■ SUPPLIED DATA:
*-*-*
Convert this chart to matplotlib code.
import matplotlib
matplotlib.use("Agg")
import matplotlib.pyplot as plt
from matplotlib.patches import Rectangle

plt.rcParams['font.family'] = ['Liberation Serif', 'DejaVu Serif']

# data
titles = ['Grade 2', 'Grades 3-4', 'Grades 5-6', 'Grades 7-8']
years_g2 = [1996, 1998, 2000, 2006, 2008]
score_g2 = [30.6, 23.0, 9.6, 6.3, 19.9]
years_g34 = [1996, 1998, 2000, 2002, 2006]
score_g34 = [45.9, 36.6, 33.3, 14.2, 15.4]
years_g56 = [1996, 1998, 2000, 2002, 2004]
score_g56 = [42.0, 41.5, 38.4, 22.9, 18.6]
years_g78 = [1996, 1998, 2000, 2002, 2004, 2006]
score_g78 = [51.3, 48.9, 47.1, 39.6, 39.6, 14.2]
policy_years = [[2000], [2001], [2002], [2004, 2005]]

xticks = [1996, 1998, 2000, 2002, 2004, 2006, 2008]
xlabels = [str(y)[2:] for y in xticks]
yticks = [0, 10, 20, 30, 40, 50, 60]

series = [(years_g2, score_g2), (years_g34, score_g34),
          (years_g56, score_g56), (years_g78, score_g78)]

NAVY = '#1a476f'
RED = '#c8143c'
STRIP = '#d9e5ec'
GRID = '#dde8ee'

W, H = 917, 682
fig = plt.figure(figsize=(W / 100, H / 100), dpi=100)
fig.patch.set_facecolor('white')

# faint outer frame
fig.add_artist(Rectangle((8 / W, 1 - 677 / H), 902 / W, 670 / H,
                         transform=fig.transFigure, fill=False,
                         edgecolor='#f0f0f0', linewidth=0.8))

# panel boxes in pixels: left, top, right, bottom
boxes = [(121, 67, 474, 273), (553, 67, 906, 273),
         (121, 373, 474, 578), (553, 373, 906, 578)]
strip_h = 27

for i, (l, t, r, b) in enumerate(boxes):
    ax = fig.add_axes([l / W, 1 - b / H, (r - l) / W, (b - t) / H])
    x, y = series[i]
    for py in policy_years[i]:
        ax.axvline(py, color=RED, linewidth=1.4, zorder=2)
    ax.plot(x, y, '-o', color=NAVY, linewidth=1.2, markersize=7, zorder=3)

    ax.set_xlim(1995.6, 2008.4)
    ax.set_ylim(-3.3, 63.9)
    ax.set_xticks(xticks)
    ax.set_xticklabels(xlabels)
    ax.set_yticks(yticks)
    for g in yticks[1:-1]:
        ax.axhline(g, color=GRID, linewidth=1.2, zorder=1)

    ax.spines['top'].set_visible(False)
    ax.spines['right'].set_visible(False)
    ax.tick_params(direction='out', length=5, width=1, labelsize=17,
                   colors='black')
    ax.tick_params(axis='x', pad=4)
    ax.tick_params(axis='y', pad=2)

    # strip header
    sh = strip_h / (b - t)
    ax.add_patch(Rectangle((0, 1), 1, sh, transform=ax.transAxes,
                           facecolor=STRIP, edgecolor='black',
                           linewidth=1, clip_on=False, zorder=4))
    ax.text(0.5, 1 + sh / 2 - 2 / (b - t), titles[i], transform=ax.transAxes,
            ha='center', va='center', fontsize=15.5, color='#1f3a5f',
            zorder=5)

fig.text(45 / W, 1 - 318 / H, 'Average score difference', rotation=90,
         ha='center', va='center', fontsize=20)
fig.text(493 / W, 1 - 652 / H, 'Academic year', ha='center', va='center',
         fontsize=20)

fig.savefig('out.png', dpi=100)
*-*-*
■ EXERCISE DIRECTIONS:
Give back the listing exactly, please, from its first line to the line containing "fig.patch.set_facecolor('white')", inclusive, and nothing past that line.

■ IN RESPONSE:
Convert this chart to matplotlib code.
import matplotlib
matplotlib.use("Agg")
import matplotlib.pyplot as plt
from matplotlib.patches import Rectangle

plt.rcParams['font.family'] = ['Liberation Serif', 'DejaVu Serif']

# data
titles = ['Grade 2', 'Grades 3-4', 'Grades 5-6', 'Grades 7-8']
years_g2 = [1996, 1998, 2000, 2006, 2008]
score_g2 = [30.6, 23.0, 9.6, 6.3, 19.9]
years_g34 = [1996, 1998, 2000, 2002, 2006]
score_g34 = [45.9, 36.6, 33.3, 14.2, 15.4]
years_g56 = [1996, 1998, 2000, 2002, 2004]
score_g56 = [42.0, 41.5, 38.4, 22.9, 18.6]
years_g78 = [1996, 1998, 2000, 2002, 2004, 2006]
score_g78 = [51.3, 48.9, 47.1, 39.6, 39.6, 14.2]
policy_years = [[2000], [2001], [2002], [2004, 2005]]

xticks = [1996, 1998, 2000, 2002, 2004, 2006, 2008]
xlabels = [str(y)[2:] for y in xticks]
yticks = [0, 10, 20, 30, 40, 50, 60]

series = [(years_g2, score_g2), (years_g34, score_g34),
          (years_g56, score_g56), (years_g78, score_g78)]

NAVY = '#1a476f'
RED = '#c8143c'
STRIP = '#d9e5ec'
GRID = '#dde8ee'

W, H = 917, 682
fig = plt.figure(figsize=(W / 100, H / 100), dpi=100)
fig.patch.set_facecolor('white')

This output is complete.